L’etranger/Yabancı, La Peste/Veba, Le Mythe de Sisyphe/Sisifos Söyleni eserlerinin yazarının Cote d’Azur’daki Caucluse yakınlarında bulunan Lourmarin Mezarlığı’ndaki cenaze töreninde, Camus’nün tabutunu taşıyanlardan biri ünlü bir anarşistti. Yerel futbol takımı da törene gelmişti; bu, Camus’nün bir entelektüel olmasının yanında, aynı zamanda bir halk adamı olduğunu da gösteriyordu. Hatta geçen yıl Fransa Devlet Başkanı Nicolas Sarkozy ve bir Camus hayranı, Nobelli yazarın mezarını Fransa’nın ileri gelenlerinin ebedî istirahatgâhı olan Panthéon’a taşıma girişimde bulunmuş, ancak başarısız olmuşlardı.
İddia mesnetsiz görünüyor
2000 yılında İngiltere’de de yayımlanan Albert Camus: Une Vie/ Bir Hayat adlı biyografinin yazarı eski BBC Paris muhabiri Olivier Todd, Observer’a, Sovyet arşivlerinde yaptığı araştırmalarda, Camus’nün ölümünde Moskava parmağı olduğuna dair herhangi bir belgeye rastlamadığını anlattı.
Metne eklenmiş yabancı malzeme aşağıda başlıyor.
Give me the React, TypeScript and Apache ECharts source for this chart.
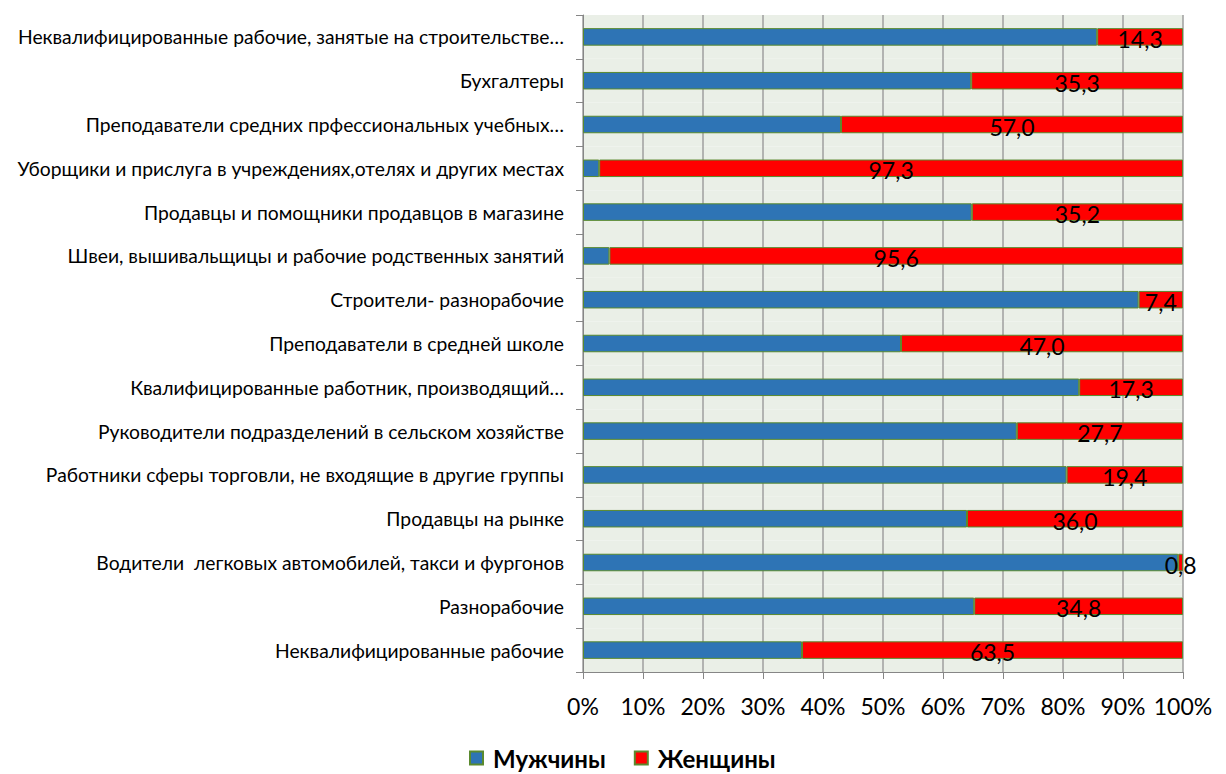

“İlk tepkim, ‘KGB’nin ve ardıllarının eylemleriyle ilgili hiçbir şey beni şaşırtamaz; ancak bu iddia, beni hayretler içinde bıraktı’ oldu. Bu ortaya çıkan şeyden ‘kim ne fayda sağlar ve niçin’ diye sormak zorundasınız kendinize” diyen Todd, “Bu iddia enteresan ve şaşırtıcı. KGB arşivinin Sovyetlerin kirli işlerini yaptırmak için Çekleri nasıl kullandığına dair belgelerle dolu olduğu, kuşkusuz, doğru. Böylesine bir şeyi KGB’nin yapmış olması sürpriz olmaz fakat, ben bu hikâyenin doğru olduğuna inanmıyorum”dedi.